Why can't you ship sake to my state?
We have Prohibition Era laws in the United States that stipulate that certain states do NOT accept the interstate commerce of alcoholic beverages. Hopefully, these laws will eventually come off of the books, but for now we must honor them.
Do you carry sakes from breweries in the United States?
Yes! There are many craft breweries making sake in US today.
How many different kinds of sake do you carry?
At the moment we carry over 300 different products but we have access to many more which can special ordered. Is this too many to choose from? Not a chance! Our philosophy is that every person has had a perfect sake made for them, and it is our goal for you two to meet!
What do you mean by "freshest" sake?
Sake degrades over time, and thus quality and flavor deteriorates. Sake is perishable. And sadly, we have been duped into drinking sake that was past its prime, and it tastes bad! That is why we emphasize the fact that True Sake carries the freshest as well as largest selection outside of Japan.
What is sake? How is it made?
Sake is a alcohol brewed from rice. It is a fermented rice beverage that had its origins in China, made to higher degree of purity in Japan, and is now fermented all over the world.
I know nothing about sake. Where do I even start?
We know this isn't true, because most customers can in fact speak to the sake that they have had - good and bad - hot and room temperature - expensive and cheap! A good start is to explore the Sake Wisdom section, check the Sake Starter selection. Or you can attend one of our sake events and tastings around the Bay Area. It is never too late to join this 1000 year-old fad. Start your own sake adventure today!
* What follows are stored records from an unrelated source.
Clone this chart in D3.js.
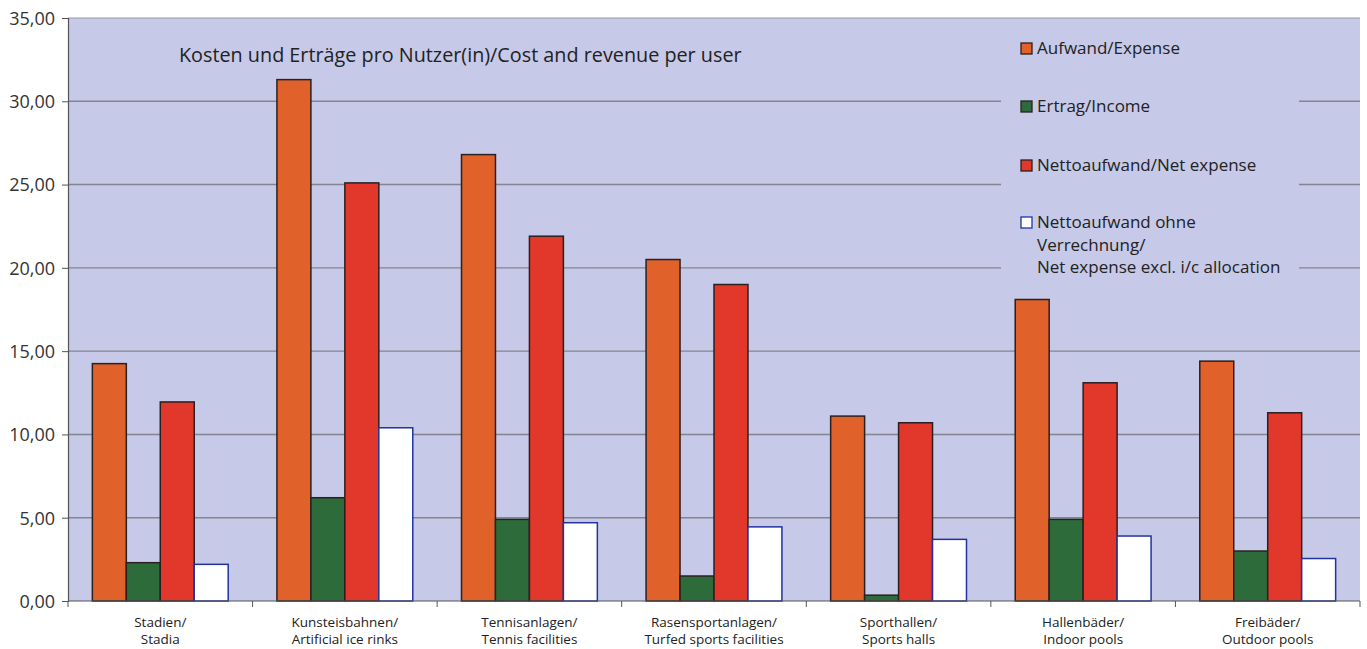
<!DOCTYPE html>
<html><head><meta charset="utf-8">
<script src="https://cdn.jsdelivr.net/npm/d3@7"></script>
<style>body{margin:0;background:#fff;} svg{display:block;}</style>
</head><body>
<svg id="c" width="1367" height="649"></svg>
<script>
const categories = [
  ["Stadien/","Stadia"],
  ["Kunsteisbahnen/","Artificial ice rinks"],
  ["Tennisanlagen/","Tennis facilities"],
  ["Rasensportanlagen/","Turfed sports facilities"],
  ["Sporthallen/","Sports halls"],
  ["Hallenbäder/","Indoor pools"],
  ["Freibäder/","Outdoor pools"]
];
const seriesNames = ["Aufwand/Expense","Ertrag/Income","Nettoaufwand/Net expense","Nettoaufwand ohne\nVerrechnung/\nNet expense excl. i/c allocation"];
const expense    = [14.25, 31.3, 26.8, 20.5, 11.1, 18.1, 14.4];
const income     = [2.3, 6.2, 4.9, 1.5, 0.35, 4.9, 3.0];
const netExpense = [11.95, 25.1, 21.9, 19.0, 10.7, 13.1, 11.3];
const netExcl    = [2.2, 10.4, 4.7, 4.45, 3.7, 3.9, 2.55];
const yTicks = [0,5,10,15,20,25,30,35];
const title = "Kosten und Erträge pro Nutzer(in)/Cost and revenue per user";

const fills = ["#e0622a","#2d6b3a","#e2372b","#ffffff"];
const strokes = ["#2a2020","#2a2020","#2a2020","#2233a0"];
const values = [expense, income, netExpense, netExcl];

const svg = d3.select("#c");
const L=68, R=1360, T=18, B=601;
const font = "'Open Sans', 'Noto Sans', sans-serif";

const x0 = d3.scaleBand().domain(categories.map((d,i)=>i)).range([L,R]).padding(0);
const pad = x0.bandwidth()*0.132;
const x1 = d3.scaleBand().domain(d3.range(4)).range([pad, x0.bandwidth()-pad]).padding(0);
const y = d3.scaleLinear().domain([0,35]).range([B,T]);

// plot background
svg.append("rect").attr("x",L).attr("y",T).attr("width",R-L).attr("height",B-T).attr("fill","#c6c9e7");

// gridlines
svg.append("g").selectAll("line").data(yTicks.filter(d=>d>0 && d<35)).join("line")
  .attr("x1",L).attr("x2",R).attr("y1",d=>y(d)).attr("y2",d=>y(d))
  .attr("stroke","#85858f").attr("stroke-width",1.4);
svg.append("line").attr("x1",L).attr("x2",R).attr("y1",y(35)).attr("y2",y(35))
  .attr("stroke","#9a9aa6").attr("stroke-width",1.2);

// legend box background (interrupts gridlines)
svg.append("rect").attr("x",1001).attr("y",28).attr("width",298).attr("height",258).attr("fill","#c6c9e7");

// bars
const g = svg.append("g");
categories.forEach((c,i)=>{
  values.forEach((vals,s)=>{
    g.append("rect")
      .attr("x",x0(i)+x1(s)).attr("width",x1.bandwidth())
      .attr("y",y(vals[i])).attr("height",y(0)-y(vals[i]))
      .attr("fill",fills[s]).attr("stroke",strokes[s]).attr("stroke-width",1.5);
  });
});

// y axis
const yAxis = svg.append("g").attr("transform",`translate(${L},0)`)
  .call(d3.axisLeft(y).tickValues(yTicks).tickSize(6).tickPadding(7).tickFormat(d=>d3.format(".2f")(d).replace(".",",")));
yAxis.select(".domain").attr("stroke","#555").attr("stroke-width",1.2);
yAxis.selectAll(".tick line").attr("stroke","#555");
yAxis.selectAll("text").attr("font-family",font).attr("font-size",18).attr("fill","#333").attr("dy","0.35em");

// x axis
const xAxis = svg.append("g").attr("transform",`translate(0,${B})`);
xAxis.append("line").attr("x1",L).attr("x2",R).attr("stroke","#555").attr("stroke-width",1.2);
xAxis.selectAll("line.t").data(d3.range(categories.length+1)).join("line").attr("class","t")
  .attr("x1",d=>L+d*x0.bandwidth()).attr("x2",d=>L+d*x0.bandwidth()).attr("y1",0).attr("y2",6)
  .attr("stroke","#555");
categories.forEach((c,i)=>{
  const t = xAxis.append("text").attr("x",x0(i)+x0.bandwidth()/2).attr("y",26)
    .attr("text-anchor","middle").attr("font-family",font).attr("font-size",13.5).attr("fill","#222");
  t.append("tspan").attr("x",x0(i)+x0.bandwidth()/2).text(c[0]);
  t.append("tspan").attr("x",x0(i)+x0.bandwidth()/2).attr("dy",17).text(c[1]);
});

// title
svg.append("text").attr("x",179).attr("y",62).attr("font-family",font).attr("font-size",19.8)
  .attr("fill","#222").text(title);

// legend
const legY = [48, 106, 165, 222];
seriesNames.forEach((n,s)=>{
  svg.append("rect").attr("x",1021).attr("y",legY[s]-5).attr("width",11).attr("height",11)
    .attr("fill",fills[s]).attr("stroke",strokes[s]).attr("stroke-width",1.3);
  const t = svg.append("text").attr("x",1037).attr("y",legY[s]+6).attr("font-family",font)
    .attr("font-size",17).attr("fill","#222");
  n.split("\n").forEach((line,k)=>{
    t.append("tspan").attr("x",1037).attr("dy",k?22.5:0).text(line);
  });
});
</script>
</body></html>
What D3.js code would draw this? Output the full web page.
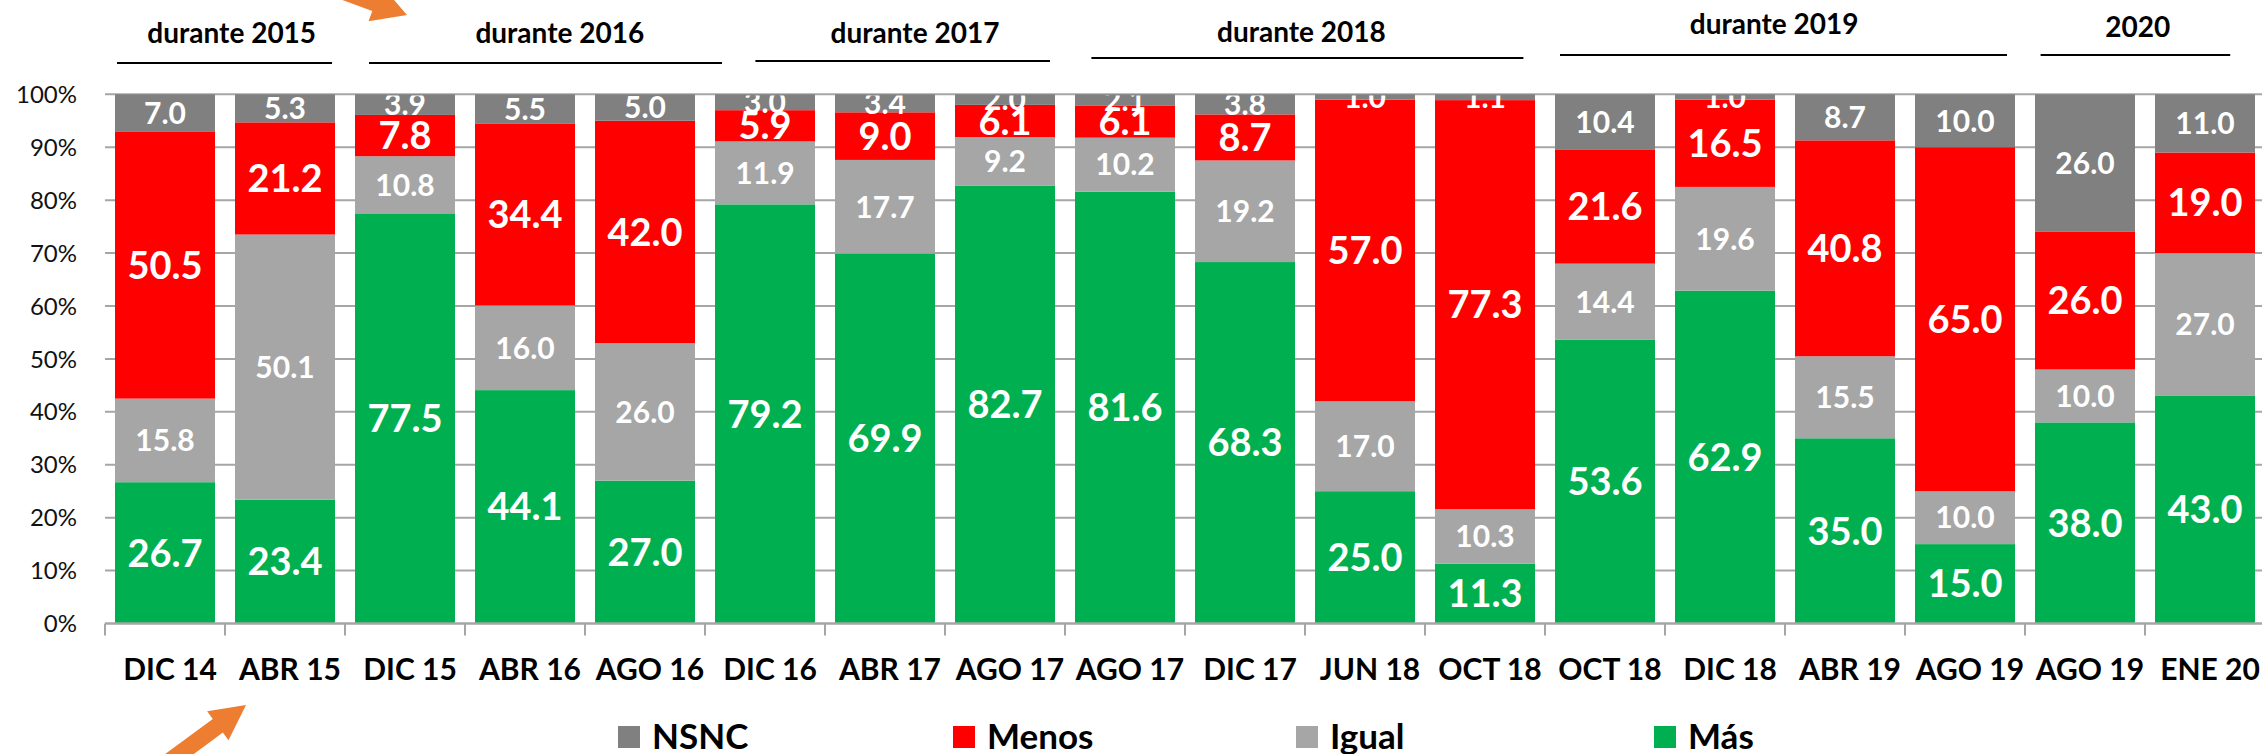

I thought sake is supposed to be served hot. Why do you recommend drinking sake slightly chilled or at room temperature?
Just like sake comes in all types of categories, styles, and makes. It can be consumed at many different temperature points. Sake by far has the broadest temperature spectrum in all of the booze world. It can be served frozen and in slushy form all the way to warm, hot, and even lava temperature. The point is to explore the temperature of sake as you would explore the glassware or vessels to drink sake from. There are some generalities in play in the temperature game. Typically the higher end sake should be enjoyed chilled to white wine temperatures. Likewise the Ginjo category should be enjoyed cold. The Junmai and Honjozo category are good for chilled, but also room temperature and warmed. Sparkling sake, Nama sake, Nigori sake should always be served chilled. Warming sake is an adventure, and sadly we are used to bad sake being warmed up. There are amazing sake to warm and this category is so much fun to explore. Never be afraid to warm Futushu, Honjozo, Jumnai and some Ginjo sake. Warm and hot sake can be awesome, and we know so many brews that take a liking to being warmed. Just ask!